Sua epistemologia distingue dois modos fundamentais de conhecimento: o conhecimento abstrativo, baseado na mediação dos sentidos e na elaboração conceitual, e o conhecimento intuitivo, direto e imediato, pelo qual se apreende a existência de algo presente. Essa distinção revela a valorização da experiência concreta e da apreensão singular, em contraste com uma tradição mais intelectualista.
Duns Escoto elaborou também importantes contribuições à teologia sacramental. Em sua definição, o sacramento é um sinal sensível instituído por Cristo para significar e comunicar a graça. Diferenciando-se de Tomás, que via o sacramento como instrumento causal da graça, Escoto preferia concebê-lo como ocasião à qual Deus livremente associa sua ação graciosa, respeitando a soberania do querer divino. Essa noção se insere em sua doutrina da potentia ordinata, segundo a qual Deus institui uma ordem estável, mas que não esgota sua liberdade, pois Ele conserva sempre sua potentia absoluta para agir de modo diverso.
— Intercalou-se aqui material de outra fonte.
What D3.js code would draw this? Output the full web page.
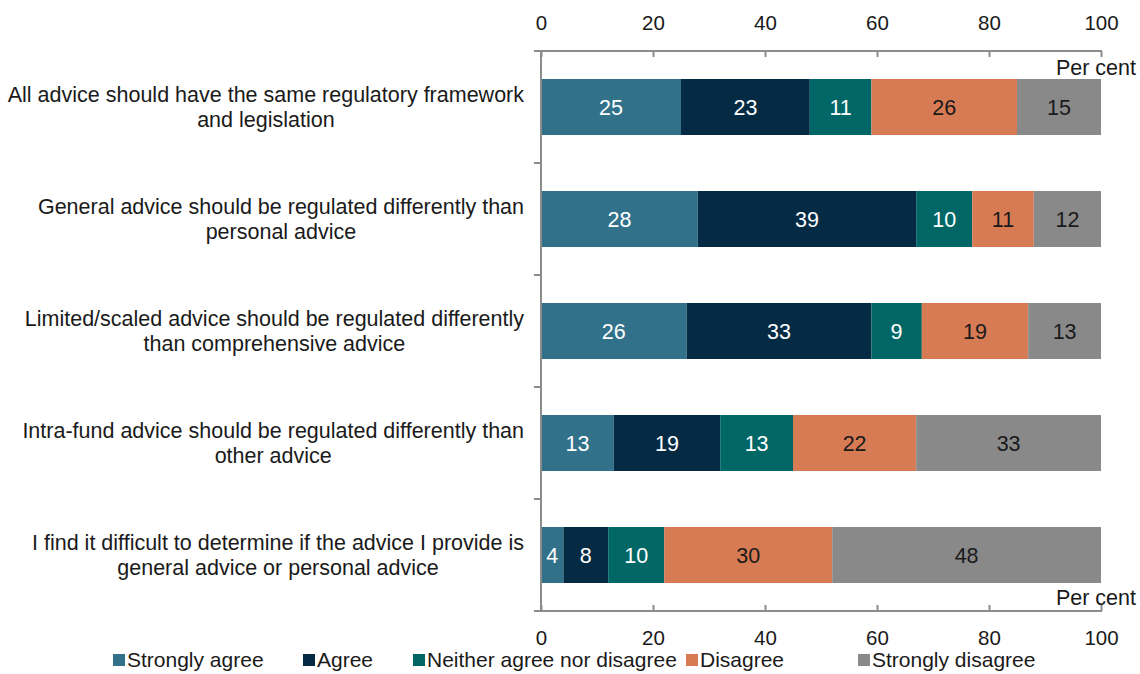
<!DOCTYPE html>
<html>
<head>
<meta charset="utf-8">
<script src="https://cdn.jsdelivr.net/npm/d3@7"></script>
<style>
  html, body { margin: 0; padding: 0; background: #fff; }
  svg { display: block; font-family: "Liberation Sans", Arial, sans-serif; }
</style>
</head>
<body>
<svg id="chart" width="1140" height="674"></svg>
<script>
// Survey statements (two display lines each)
const categories = [
  ["All advice should have the same regulatory framework", "and legislation"],
  ["General advice should be regulated differently than", "personal advice"],
  ["Limited/scaled advice should be regulated differently", "than comprehensive advice"],
  ["Intra-fund advice should be regulated differently than", "other advice"],
  ["I find it difficult to determine if the advice I provide is", "general advice or personal advice"]
];
const seriesNames = ["Strongly agree", "Agree", "Neither agree nor disagree", "Disagree", "Strongly disagree"];
const stronglyAgree    = [25, 28, 26, 13, 4];
const agree            = [23, 39, 33, 19, 8];
const neither          = [11, 10, 9, 13, 10];
const disagree         = [26, 11, 19, 22, 30];
const stronglyDisagree = [15, 12, 13, 33, 48];
const xTicks = [0, 20, 40, 60, 80, 100];

const colors = ["#31728a", "#042a44", "#006766", "#d77b55", "#898989"];
const textColors = ["#ffffff", "#ffffff", "#ffffff", "#1a1a1a", "#1a1a1a"];

const seriesValues = [stronglyAgree, agree, neither, disagree, stronglyDisagree];
const rows = categories.map((c, i) => {
  const r = { key: i };
  seriesNames.forEach((s, j) => { r[s] = seriesValues[j][i]; });
  return r;
});

const svg = d3.select("#chart");
const plotLeft = 541, plotRight = 1101, plotTop = 51, plotBottom = 611;
const axisColor = "#8c8c8c";
const fontSize = 21.5;
const tickFontSize = 20.5;
const legendFontSize = 21;

const x = d3.scaleLinear().domain([0, 100]).range([plotLeft, plotRight]);
const y = d3.scaleBand().domain(d3.range(categories.length)).range([plotTop, plotBottom])
  .paddingInner(0.5).paddingOuter(0.25);

const stacked = d3.stack().keys(seriesNames)(rows);

// Bars
const layer = svg.append("g").selectAll("g").data(stacked).join("g")
  .attr("fill", (d, i) => colors[i]);
layer.selectAll("rect").data(d => d).join("rect")
  .attr("x", d => x(d[0]))
  .attr("y", (d, i) => y(i))
  .attr("width", d => x(d[1]) - x(d[0]))
  .attr("height", y.bandwidth());

// Value labels
stacked.forEach((s, si) => {
  svg.append("g").selectAll("text").data(s).join("text")
    .attr("x", d => (x(d[0]) + x(d[1])) / 2)
    .attr("y", (d, i) => y(i) + y.bandwidth() / 2)
    .attr("dy", "0.36em")
    .attr("text-anchor", "middle")
    .attr("font-size", fontSize)
    .attr("fill", textColors[si])
    .text(d => d[1] - d[0]);
});

// Top and bottom value axes
const topAxis = svg.append("g").attr("transform", `translate(0,${plotTop})`)
  .call(d3.axisTop(x).tickValues(xTicks).tickSizeInner(-6).tickSizeOuter(0).tickPadding(21));
const bottomAxis = svg.append("g").attr("transform", `translate(0,${plotBottom})`)
  .call(d3.axisBottom(x).tickValues(xTicks).tickSizeInner(-6).tickSizeOuter(0).tickPadding(19));
[topAxis, bottomAxis].forEach(a => {
  a.select(".domain").remove();
  a.selectAll(".tick line").attr("stroke", axisColor).attr("stroke-width", 2);
  a.selectAll(".tick text").attr("font-size", tickFontSize).attr("fill", "#1a1a1a")
    .attr("font-family", "Liberation Sans, Arial, sans-serif");
});
// Axis baselines (extend to meet the category tick marks)
svg.append("line").attr("x1", plotLeft - 7).attr("x2", plotRight + 1).attr("y1", plotTop).attr("y2", plotTop)
  .attr("stroke", axisColor).attr("stroke-width", 2);
svg.append("line").attr("x1", plotLeft - 7).attr("x2", plotRight + 1).attr("y1", plotBottom).attr("y2", plotBottom)
  .attr("stroke", axisColor).attr("stroke-width", 2);

// Category axis with tick marks at band boundaries
svg.append("line").attr("x1", plotLeft).attr("x2", plotLeft).attr("y1", plotTop).attr("y2", plotBottom)
  .attr("stroke", axisColor).attr("stroke-width", 2);
const boundaries = d3.range(categories.length + 1)
  .map(i => plotTop + i * (plotBottom - plotTop) / categories.length);
svg.append("g").selectAll("line").data(boundaries).join("line")
  .attr("x1", plotLeft - 7).attr("x2", plotLeft).attr("y1", d => d).attr("y2", d => d)
  .attr("stroke", axisColor).attr("stroke-width", 2);

// Category labels: lines centred on each other, block right-aligned to the axis
const labelRight = 524;
const catLabels = svg.append("g").selectAll("text").data(categories).join("text")
  .attr("text-anchor", "middle")
  .attr("font-size", fontSize)
  .attr("fill", "#1a1a1a");
catLabels.each(function(d, i) {
  const t = d3.select(this);
  d.forEach((line, k) => {
    t.append("tspan").attr("x", 0).attr("y", (k - (d.length - 1) / 2) * 25).attr("dy", "0.36em").text(line);
  });
  const widest = d3.max(t.selectAll("tspan").nodes(), n => n.getComputedTextLength());
  t.attr("transform", `translate(${labelRight - widest / 2},${y(i) + y.bandwidth() / 2})`);
});

// Unit labels
svg.append("text").attr("x", 1136).attr("y", plotTop + 16).attr("dy", "0.36em")
  .attr("text-anchor", "end").attr("font-size", fontSize).attr("fill", "#1a1a1a").text("Per cent");
svg.append("text").attr("x", 1136).attr("y", plotBottom - 14).attr("dy", "0.36em")
  .attr("text-anchor", "end").attr("font-size", fontSize).attr("fill", "#1a1a1a").text("Per cent");

// Legend
const legendX = [113, 303, 413, 686, 858];
const legend = svg.append("g").selectAll("g").data(seriesNames).join("g")
  .attr("transform", (d, i) => `translate(${legendX[i]},659)`);
legend.append("rect").attr("x", 0).attr("y", -5).attr("width", 12).attr("height", 12)
  .attr("fill", (d, i) => colors[i]);
legend.append("text").attr("x", 14).attr("dy", "0.36em").attr("font-size", legendFontSize)
  .attr("fill", "#1a1a1a").text(d => d);
</script>
</body>
</html>
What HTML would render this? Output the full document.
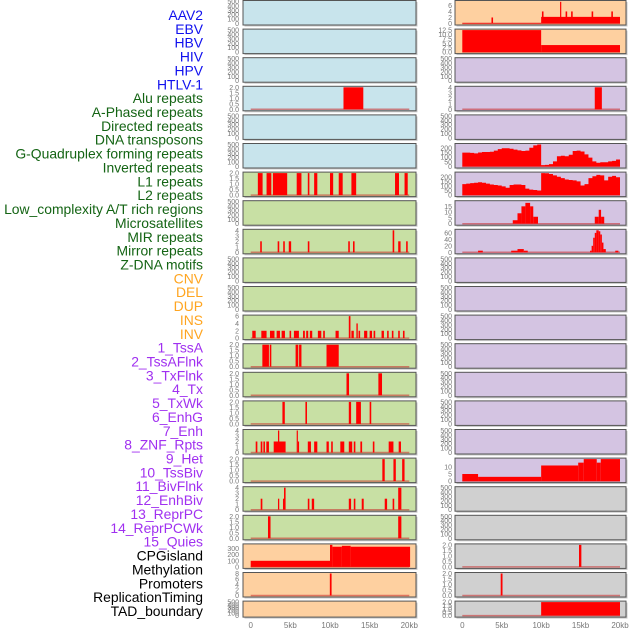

No campo da mariologia, destacou-se por sua defesa da Imaculada Conceição de Maria. Sustentava que, por uma graça preventiva, Maria foi preservada do pecado original desde sua concepção, em vista dos méritos futuros de Cristo. Esse argumento, que se tornou decisivo na formulação posterior do dogma, foi resumido pela fórmula: “Potuit, decuit, ergo fecit” – Deus podia fazê-lo, convinha que o fizesse, logo, fê-lo.
Escoto também se posicionou sobre temas sensíveis à época, como a catequese de crianças não cristãs, defendendo, dentro da perspectiva de seu tempo, que o príncipe cristão poderia impor o batismo a filhos de judeus ou infiéis, desde que fosse em benefício da salvação das almas. Tais posicionamentos, embora hoje sejam vistos criticamente, evidenciam sua compreensão de que a ordem espiritual, por ser superior, legitimaria certas intervenções na esfera civil, desde que guiadas pelo bem último.
Falecido em Colônia, em 1308, Duns Escoto deixou manuscritos e comentários inacabados que passaram por séculos de edição e interpretação. Sua influência, embora mais discreta que a de Tomás, permaneceu ativa através do escotismo, particularmente na tradição franciscana. O reconhecimento de sua santidade culminou com a beatificação em 1991 por João Paulo II, que o chamou de “cantor do Verbo encarnado”. Sua filosofia, profundamente enraizada na teologia cristã, continua a oferecer contribuições relevantes para a reflexão sobre a liberdade, a individualidade e a relação entre razão e fé.